View Full Version : Convert Weka decision trees into XML files

11-17-2007, 12:29 AM

Just a short message to announce that I have just released Wekatext2Xml (http://www.lucsorel.com/index.php?page=downloads#wekatext2xml), a light-weight Java application which converts decision trees generated by Weka classifiers into editable and parsable XML files. For the moment, Wekatext2Xml (http://www.lucsorel.com/index.php?page=downloads#wekatext2xml) only works on J48 decision trees (implementation of Ross Quinlan C4.5 algorithm) which have a syntax like this:

outlook = sunny
| humidity <= 70: yes (2.0)
| humidity > 70: no (3.0)
outlook = overcast: yes (4.0)
outlook = rainy
| windy = TRUE: no (2.0)
| windy = FALSE: yes (3.0)Documentation, samples, and screenshots are available on Wekatext2Xml (http://www.lucsorel.com/index.php?page=downloads#wekatext2xml) webpage. Do not hesitate to use and comment.

Cordially, Luc

04-11-2010, 05:47 AM

I just wanted to let the Weka users community that I recently upgraded a small Java application, WekaTextToXML, which converts decision trees produced by Weka (J48 algorithm) into XML files. The upgraded application and the online documentation are available at http://www.lucsorel.com/index.php?page=downloads#wekatext2xml. The upgrades are:

Wekatext2Xml can export the decision trees as mindmaps browsable and editable with the opensource program called Freemind; which I found convenient to explore the decision trees dynamically and provide a convenient way to export drawings for presentations and papers
Wekatext2Xml can also be used from the Java command line to industrially export your decision trees to XML and mindmap files (examples of commands and arguments are given online)
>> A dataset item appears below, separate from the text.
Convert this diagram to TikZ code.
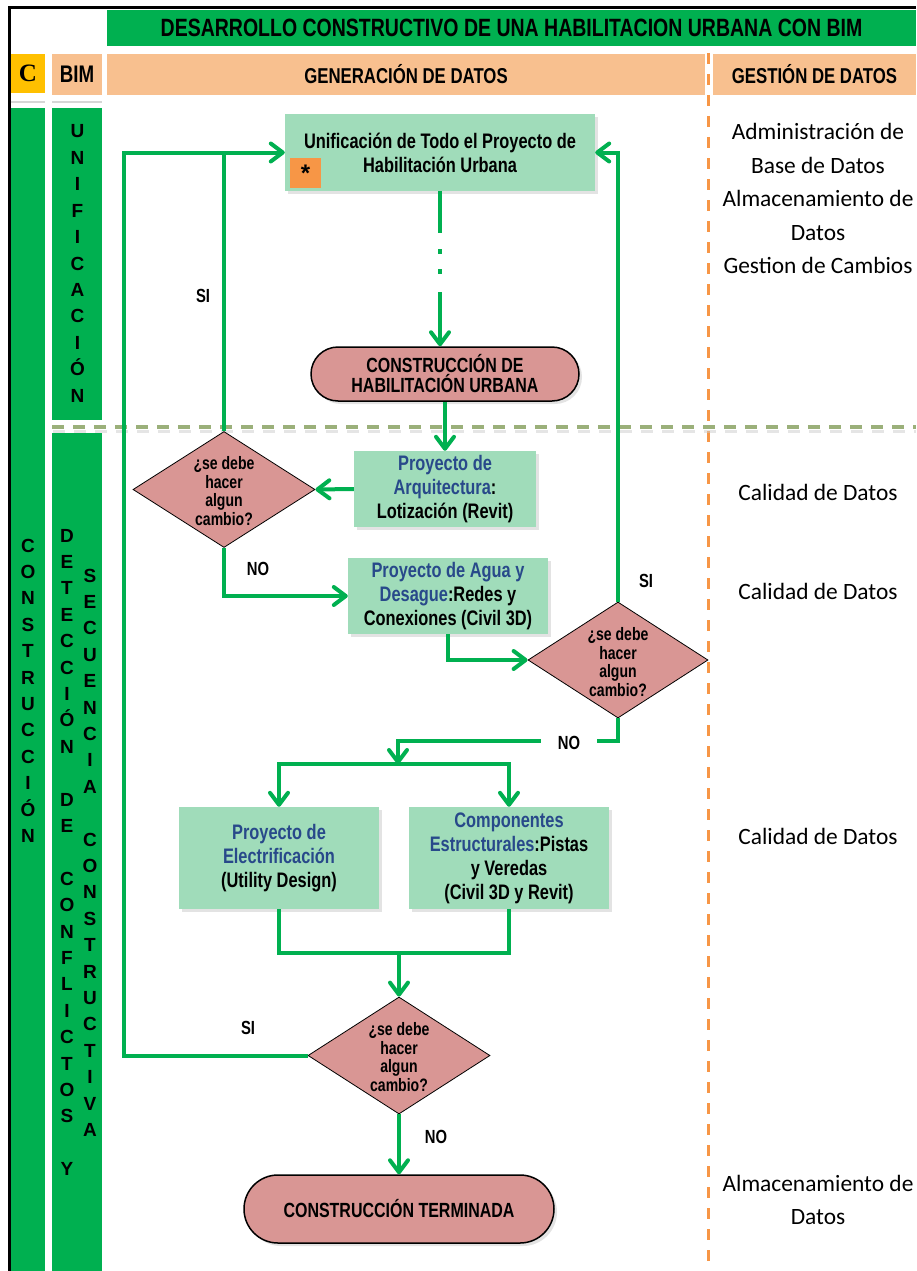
\documentclass[tikz,border=0pt]{standalone}
\usepackage{fontspec}
\setmainfont{Liberation Sans}
\newfontfamily\nar{Liberation Sans}[FakeStretch=0.78]
\newfontfamily\calib{Carlito}
\newfontfamily\tnr{Liberation Serif}
\usetikzlibrary{shapes.geometric,arrows.meta,shadows}

\definecolor{gbar}{HTML}{00B050}
\definecolor{peach}{HTML}{F8C08F}
\definecolor{gold}{HTML}{FFC000}
\definecolor{boxg}{HTML}{A0DCBA}
\definecolor{pink}{HTML}{D99694}
\definecolor{tblue}{HTML}{28498A}
\definecolor{orng}{HTML}{F79646}
\definecolor{olive}{HTML}{9BB07A}
\definecolor{lgray}{HTML}{D6D6D6}

\begin{document}
\begin{tikzpicture}[x=1pt,y=-1pt,
  cell/.style={rectangle, draw=none, inner sep=0pt},
  hdr/.style={cell, fill=peach, font=\nar\bfseries\fontsize{21.5}{23}\selectfont},
  col/.style={cell, fill=gbar},
  vl/.style={inner sep=0pt, text height=14pt, text depth=0pt, font=\bfseries\fontsize{19}{21}\selectfont},
  box/.style={rectangle, fill=boxg, draw=none, align=center, inner sep=2pt,
    font=\nar\bfseries\fontsize{21}{24}\selectfont,
    drop shadow={opacity=0.22, shadow xshift=3pt, shadow yshift=-3pt}},
  term/.style={rectangle, fill=pink, draw=black, line width=1.5pt, align=center,
    font=\nar\bfseries\fontsize{20.5}{20}\selectfont,
    drop shadow={opacity=0.22, shadow xshift=3pt, shadow yshift=-3pt}},
  dia/.style={diamond, aspect=1.57, fill=pink, draw=black, line width=0.8pt, inner sep=0pt},
  diatxt/.style={align=center, inner sep=0pt, font=\nar\bfseries\fontsize{18}{18.5}\selectfont},
  lbl/.style={inner sep=1pt, font=\nar\bfseries\fontsize{19}{20}\selectfont},
  conn/.style={draw=gbar, line width=4pt},
  arr/.style={conn, -{Straight Barb[length=12pt,width=18pt,round]}},
  side/.style={align=center, font=\calib\fontsize{23.4}{33.5}\selectfont}]

\useasboundingbox (0,0) rectangle (916,1271);

% outer frame (left and top edges)
\draw[line width=3pt] (9.5,1271) -- (9.5,7.5) -- (916,7.5);

% header row
\node[cell, fill=gbar, minimum width=809pt, minimum height=36pt,
      font=\nar\bfseries\fontsize{25}{26}\selectfont] (title) at (511.5,28)
      {DESARROLLO CONSTRUCTIVO DE UNA HABILITACION URBANA CON BIM};
\node[cell, fill=gold, minimum width=34pt, minimum height=39pt,
      font=\tnr\bfseries\fontsize{25}{28}\selectfont] (chead) at (28,73.5) {C};
\node[hdr, minimum width=50pt, minimum height=41pt,
      font=\nar\bfseries\fontsize{24}{26}\selectfont] (bimhead) at (77,74.5) {BIM};
\node[hdr, minimum width=598pt, minimum height=41pt] (gen) at (406,74.5) {GENERACIÓN DE DATOS};
\node[hdr, minimum width=203pt, minimum height=41pt] (gest) at (814.5,74.5) {GESTIÓN DE DATOS};

% thin rules under the left headers
\draw[lgray, line width=2pt] (11,102.5) -- (45,102.5);
\draw[lgray, line width=2pt] (52,102.5) -- (102,102.5);

% left columns
\node[col, minimum width=34pt, minimum height=1163pt] (colC) at (28,689.5) {};
\node[col, minimum width=50pt, minimum height=312pt] (colU) at (77,264) {};
\node[col, minimum width=50pt, minimum height=838pt] (colD) at (77,852) {};

\foreach \l [count=\i from 0] in {C,O,N,S,T,R,U,C,C,I,Ó,N}
  \node[vl] (cons\i) at (28,545+26.4*\i) {\l};
\foreach \l [count=\i from 0] in {U,N,I,F,I,C,A,C,I,Ó,N}
  \node[vl] (unif\i) at (77.5,131+26.4*\i) {\l};
\foreach \l [count=\i from 0] in {D,E,T,E,C,C,I,Ó,N,{},D,E,{},C,O,N,F,L,I,C,T,O,S,{},Y}
  \node[vl] (det\i) at (67,535+26.4*\i) {\l};
\foreach \l [count=\i from 0] in {S,E,C,U,E,N,C,I,A,{},C,O,N,S,T,R,U,C,T,I,V,A}
  \node[vl] (sec\i) at (90,575+26.4*\i) {\l};

% dashed separators
\draw[orng, line width=3pt, dash pattern=on 11pt off 10pt] (708,53) -- (708,1271);
\draw[black!20, line width=3pt, dash pattern=on 12pt off 9pt, opacity=0.5] (53,431) -- (916,431);
\draw[olive, line width=4pt, dash pattern=on 12pt off 9pt] (52,427) -- (916,427);

% data management column
\node[side] (g1) at (818,198.5) {Administración de\\Base de Datos\\Almacenamiento de\\Datos\\Gestion de Cambios};
\node[side] (g2) at (818,492) {Calidad de Datos};
\node[side] (g3) at (818,591) {Calidad de Datos};
\node[side] (g4) at (818,836) {Calidad de Datos};
\node[side] (g5) at (818,1200) {Almacenamiento de\\Datos};

% flow nodes
\node[box, minimum width=310pt, minimum height=77pt] (unif) at (440,152.5)
  {Unificación de Todo el Proyecto de\\Habilitación Urbana};
\node[cell, fill=orng, minimum width=31pt, minimum height=30pt,
      font=\bfseries\fontsize{24}{24}\selectfont] (star) at (305.5,173) {*};

\node[term, rounded corners=27pt, minimum width=268pt, minimum height=54pt] (cdh) at (445,374)
  {CONSTRUCCIÓN DE\\HABILITACIÓN URBANA};

\node[box, minimum width=182pt, minimum height=76pt] (arq) at (445,489)
  {\textcolor{tblue}{Proyecto de}\\\textcolor{tblue}{Arquitectura}:\\Lotización (Revit)};
\node[dia, minimum width=182pt, minimum height=116pt] (d1) at (224,489.5) {};
\node[diatxt] (d1t) at (224,491) {¿se debe\\hacer\\algun\\cambio?};

\node[box, minimum width=200pt, minimum height=76pt] (agua) at (448,596)
  {\textcolor{tblue}{Proyecto de Agua y}\\\textcolor{tblue}{Desague}:Redes y\\Conexiones (Civil 3D)};
\node[dia, minimum width=180pt, minimum height=116pt] (d2) at (618,660) {};
\node[diatxt] (d2t) at (618,662) {¿se debe\\hacer\\algun\\cambio?};

\node[box, minimum width=200pt, minimum height=102pt] (elec) at (279,858)
  {\textcolor{tblue}{Proyecto de}\\\textcolor{tblue}{Electrificación}\\(Utility Design)};
\node[box, minimum width=200pt, minimum height=102pt] (comp) at (509,858)
  {\textcolor{tblue}{Componentes}\\\textcolor{tblue}{Estructurales}:Pistas\\y Veredas\\(Civil 3D y Revit)};

\node[dia, minimum width=182pt, minimum height=117pt] (d3) at (399,1055.5) {};
\node[diatxt] (d3t) at (399,1057) {¿se debe\\hacer\\algun\\cambio?};

\node[term, rounded corners=34pt, minimum width=310pt, minimum height=68pt] (fin) at (399,1209)
  {CONSTRUCCIÓN TERMINADA};

% connectors
\draw[arr, dash pattern=on 42pt off 16pt on 5pt off 15pt on 5pt off 18pt on 300pt]
  (unif.south) -- (unif.south |- cdh.north);
\draw[arr] (cdh.south) -- (arq.north);
\draw[arr] (arq.west) -- (d1.east);
\draw[conn] (d1.north) -- (d1.north |- unif.west);
\draw[arr] (d3.west) -- ++(-184,0) |- (unif.west);
\draw[arr] (d1.south) |- (agua.west);
\draw[arr] (agua.south) |- (d2.west);
\draw[arr] (d2.north) |- (unif.east);
\coordinate (nobend) at (398,741);
\coordinate (split) at (398,764);
\draw[arr] (d2.south) |- (nobend) -- (split);
\draw[arr] (split) -| (elec.north);
\draw[arr] (split) -| (comp.north);
\coordinate (merge) at (399,953);
\draw[conn] (elec.south) |- (merge);
\draw[conn] (comp.south) |- (merge);
\draw[arr] (merge) -- (d3.north);
\draw[arr] (d3.south) -- (fin.north);

% branch labels
\node[lbl] (si1) at (203,296) {SI};
\node[lbl] (si2) at (646,581) {SI};
\node[lbl] (si3) at (248,1028) {SI};
\node[lbl] (no1) at (258,569) {NO};
\node[lbl, fill=white, inner xsep=17pt] (no2) at (569,743) {NO};
\node[lbl] (no3) at (436,1137) {NO};

\end{tikzpicture}
\end{document}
I hope you will find these upgrades useful. If you need some explanations, feel free to contact me http://www.lucsorel.com/index.php?page=contact

Best regards,
Luc Sorel, PhD

04-13-2010, 03:20 AM
Hi Luc,

Sounds cool, especially the Freemind export stuff.

Just as some general information to readers, I'll point out that the textual tree that is printed (and an XML representation thereof) is not the full story in terms of prediction for C4.5 (and J48) when there are missing values in test instances. When there are missing values for the tests at one or more nodes (during training as well as prediction), C4.5 uses a strategy of splitting the instance into fractional parts proportional to the number of instances that have been seen in each subtree below the node for the test in question. Predictions are collected from all the subtrees and a weighted average is taken.

Support for exporting PMML (predictive modeling markup language), an XML-based standard for data mining models, is on the roadmap for Weka. PMML's tree model has support for various strategies for handling missing values (including the C4.5 approach).